The material below holds pictures; leave them out and reproduce exactly the lines from the one with "Recreate this image" through the one with "import * as", inclusive.

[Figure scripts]

=====

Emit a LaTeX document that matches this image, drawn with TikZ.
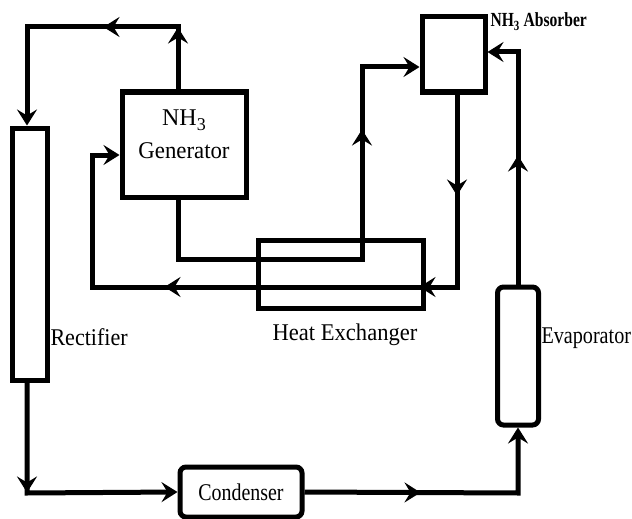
\documentclass[tikz,border=0pt]{standalone}
\usepackage{fontspec}
\usepackage{graphicx}
\setmainfont{Liberation Serif}
\usetikzlibrary{arrows.meta,decorations.markings}

\newcommand{\squeeze}[2]{\scalebox{#1}[1]{#2}}

\begin{document}
\begin{tikzpicture}[
  x=1pt,y=-1pt,
  font=\fontsize{24}{33}\selectfont,
  line width=5pt,
  >={Stealth[length=16pt,width=20pt,inset=6pt]},
  unit/.style={draw,rectangle,inner sep=0pt,align=center},
  tank/.style={unit,rounded corners=6pt},
  tag/.style={inner sep=0pt},
  flow/.style={draw,->},
  tipat/.style={postaction={decorate,decoration={markings,
                mark=at position #1 with {\arrow{>}}}}}
]
\useasboundingbox (0,0) rectangle (632,519);

% equipment
\node[unit,minimum width=35pt,minimum height=252pt] (rect) at (30,254) {};
\node[unit,minimum width=124pt,minimum height=105pt,text depth=20pt] (gen)
  at (184,144.5)
  {NH\raisebox{-5pt}{\fontsize{18}{18}\selectfont 3}\\\squeeze{0.95}{Generator}};
\node[unit,minimum width=165pt,minimum height=68pt] (hx) at (340.5,274) {};
\node[unit,minimum width=63pt,minimum height=75pt] (abs) at (453.5,54.5) {};
\node[tank,minimum width=41pt,minimum height=138pt] (evap) at (518,356) {};
\node[tank,minimum width=122pt,minimum height=50pt] (cond) at (241,492)
  {\squeeze{0.83}{Condenser}};

% labels
\node[tag,anchor=base west] (rectlabel) at (48,345) {\squeeze{0.92}{Rectifier}};
\node[tag,anchor=base] (hxlabel) at (345,340) {\squeeze{0.94}{Heat Exchanger}};
\node[tag,anchor=base west] (evaplabel) at (539,343)
  {\squeeze{0.84}{Evaporator}};
\node[tag,anchor=base west,font=\fontsize{20}{24}\selectfont\bfseries]
  (abslabel) at (488,27) {\squeeze{0.78}{NH\textsubscript{3} Absorber}};

% pipe corners
\coordinate (topR) at (178,27);
\coordinate (topL) at (27,27);
\coordinate (botL) at (27,493);
\coordinate (botR) at (518,493);
\coordinate (evapTop) at (518,52);
\coordinate (absLoop) at (457,287);
\coordinate (retL) at (92,287);
\coordinate (retUp) at (92,155);
\coordinate (genLow) at (178,259);
\coordinate (hxUp) at (362,259);
\coordinate (hxTop) at (362,67);

% pipes
\draw[flow,tipat=62pt,tipat=137pt]
  (gen.north -| topR) -- (topR) -- (topL) -- (topL |- rect.north);
\draw[flow,tipat=110pt] (topL |- rect.south) -- (botL) -- (cond.west);
\draw[flow,tipat=116pt] (cond.east) -- (botR) -- (evap.south);
\draw[flow,tipat=129pt] (evap.north) -- (evapTop) -- (abs.east |- evapTop);
\draw[flow,tipat=101pt,tipat=230pt,tipat=485pt]
  (abs.south -| absLoop) -- (absLoop) -- (retL) -- (retUp) -- (gen.west |- retUp);
\draw[flow,tipat=373pt]
  (gen.south -| topR) -- (genLow) -- (hxUp) -- (hxTop) -- (abs.west |- hxTop);
\end{tikzpicture}
\end{document}
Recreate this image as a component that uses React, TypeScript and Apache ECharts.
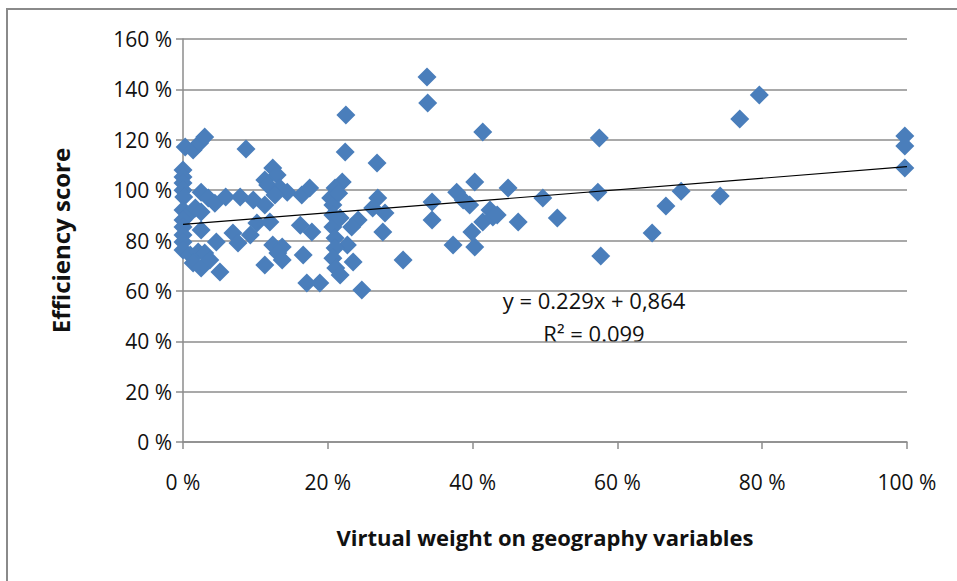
import React, { useEffect, useRef } from "react";
import * as echarts from "echarts";

// Virtual weight on geography variables (%)
const weightX: number[] = [
  0.3, 1.4, 2.3, 3.0, 8.7, 0, 0, 0, 0, 0.1, 2.5, 3.5, 4.4, 5.9, 7.9, 9.7,
  0, 0.7, 1.7, 2.5, 0, 0, 2.5, 0, 0, 4.6, 6.9, 7.6, 9.3, 0, 1.0, 2.1, 3.0,
  1.4, 2.5, 3.7, 5.1,
  12.4, 13.0, 11.3, 11.7, 13.4, 14.4, 16.4, 17.5, 12.7, 11.3, 10.2, 12.0,
  16.2, 17.8, 12.4, 13.7, 13.1, 13.7, 16.6, 11.3, 17.1, 18.9,
  22.5, 22.4, 26.8, 22.0, 21.0, 26.9, 27.9, 26.2, 27.6, 24.2, 23.3, 22.7,
  23.5, 30.4, 24.7, 20.4, 20.7, 20.7, 20.7, 21.0, 21.0, 20.7, 21.1, 21.7,
  21.7, 21.5,
  33.7, 33.8, 41.4, 34.4, 34.4, 37.8, 40.3, 38.7, 39.6, 42.4, 41.4, 42.8,
  39.9, 37.3, 40.3,
  44.9, 49.7, 46.3, 51.7, 43.4,
  57.5, 57.3, 57.7, 64.8, 66.7, 68.8, 74.2, 76.9, 79.6, 99.7, 99.7, 99.7,
];

// Efficiency score (%)
const scoreY: number[] = [
  117.1, 115.9, 118.7, 121.1, 116.3, 108.0, 105.2, 102.8, 100.0, 97.3, 99.2,
  96.9, 94.8, 97.3, 97.3, 96.1,
  92.1, 90.1, 92.9, 91.3, 88.1, 85.4, 84.2, 82.2, 79.4, 79.4, 83.0, 79.0,
  82.2, 76.2, 74.2, 75.4, 75.0,
  71.1, 69.1, 72.3, 67.5,
  108.8, 106.0, 104.0, 102.0, 100.8, 99.2, 98.1, 100.8, 98.1, 94.1, 86.9,
  87.3, 86.1, 83.4, 78.2, 77.4, 75.0, 72.3, 74.2, 70.3, 63.1, 63.1,
  129.8, 115.1, 110.8, 103.2, 100.8, 96.9, 90.9, 92.9, 83.4, 88.1, 85.4, 78.2,
  71.5, 72.3, 60.3, 96.9, 94.1, 90.1, 85.4, 81.0, 77.0, 73.0, 69.1, 66.3,
  88.9, 98.8,
  144.9, 134.6, 123.1, 95.3, 88.1, 99.2, 103.2, 96.1, 94.1, 92.1, 87.3, 89.3,
  83.4, 78.2, 77.4,
  100.8, 96.9, 87.3, 88.9, 90.1,
  120.7, 99.2, 73.8, 83.0, 93.7, 99.6, 97.7, 128.2, 137.8, 121.5, 117.5, 108.8,
];

// Linear trendline y = slope * x + intercept (fractions)
const trendSlope = 0.229;
const trendIntercept = 0.864;
const trendLabel = "y = 0.229x + 0,864";
const r2Label = "R\u00B2 = 0.099";

const xTicks = [0, 20, 40, 60, 80, 100];
const yTicks = [0, 20, 40, 60, 80, 100, 120, 140, 160];

const FONT = "'Liberation Sans Narrow', 'Open Sans', sans-serif";

export default function App() {
  const ref = useRef<HTMLDivElement>(null);
  useEffect(() => {
    if (!ref.current) return;
    const chart = echarts.init(ref.current, undefined, { renderer: "svg" });
    const points = weightX.map((x, i) => [x, scoreY[i]]);
    const xMin = xTicks[0];
    const xMax = xTicks[xTicks.length - 1];
    const trend = [
      [xMin, trendSlope * xMin + trendIntercept * 100],
      [xMax, trendSlope * xMax + trendIntercept * 100],
    ];
    chart.setOption({
      animation: false,
      backgroundColor: "#ffffff",
      grid: { left: 183, right: 50, top: 39, bottom: 139 },
      xAxis: {
        type: "value",
        min: xMin,
        max: xMax,
        interval: 20,
        name: "Virtual weight on geography variables",
        nameLocation: "middle",
        nameGap: 84,
        nameTextStyle: { fontFamily: FONT, fontSize: 22, fontWeight: "bold", color: "#111" },
        axisLine: { show: true, lineStyle: { color: "#8c8c8c", width: 1.5 } },
        axisTick: { show: true, length: 7, lineStyle: { color: "#8c8c8c", width: 1.5 } },
        splitLine: { show: false },
        axisLabel: {
          margin: 29,
          fontFamily: FONT,
          fontSize: 21,
          color: "#111",
          formatter: (v: number) => `${v} %`,
        },
      },
      yAxis: {
        type: "value",
        min: yTicks[0],
        max: yTicks[yTicks.length - 1],
        interval: 20,
        name: "Efficiency score",
        nameLocation: "middle",
        nameGap: 111,
        nameRotate: 90,
        nameTextStyle: { fontFamily: FONT, fontSize: 24, fontWeight: "bold", color: "#111" },
        axisLine: { show: true, lineStyle: { color: "#8c8c8c", width: 1.5 } },
        axisTick: { show: true, length: 7, lineStyle: { color: "#8c8c8c", width: 1.5 } },
        splitLine: { show: true, lineStyle: { color: "#8c8c8c", width: 1.5 } },
        axisLabel: {
          margin: 11,
          fontFamily: FONT,
          fontSize: 21,
          color: "#111",
          formatter: (v: number) => `${v} %`,
        },
      },
      series: [
        {
          type: "scatter",
          data: points,
          symbol: "diamond",
          symbolSize: 19,
          itemStyle: { color: "#4A7EBB", opacity: 1 },
          z: 2,
        },
        {
          type: "line",
          data: trend,
          symbol: "none",
          lineStyle: { color: "#000", width: 1.2 },
          z: 3,
        },
      ],
      graphic: [
        {
          type: "rect",
          shape: { x: 7, y: 9, width: 960, height: 590 },
          style: { fill: "none", stroke: "#8a8a8a", lineWidth: 2 },
          silent: true,
        },
        {
          type: "text",
          x: 594,
          y: 300,
          style: {
            text: trendLabel,
            fontFamily: FONT,
            fontSize: 22,
            fill: "#111",
            align: "center",
            verticalAlign: "middle",
          },
        },
        {
          type: "text",
          x: 594,
          y: 333,
          style: {
            text: r2Label,
            fontFamily: FONT,
            fontSize: 22,
            fill: "#111",
            align: "center",
            verticalAlign: "middle",
          },
        },
      ],
    });
    return () => chart.dispose();
  }, []);
  return (
    <div
      ref={ref}
      style={{ position: "absolute", left: 0, top: 0, width: 957, height: 581 }}
    />
  );
}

=====

▶ [TASK SOLUTION]
Recreate this image as a component that uses React, TypeScript and Apache ECharts.
import React, { useEffect, useRef } from "react";
import * as echarts from "echarts";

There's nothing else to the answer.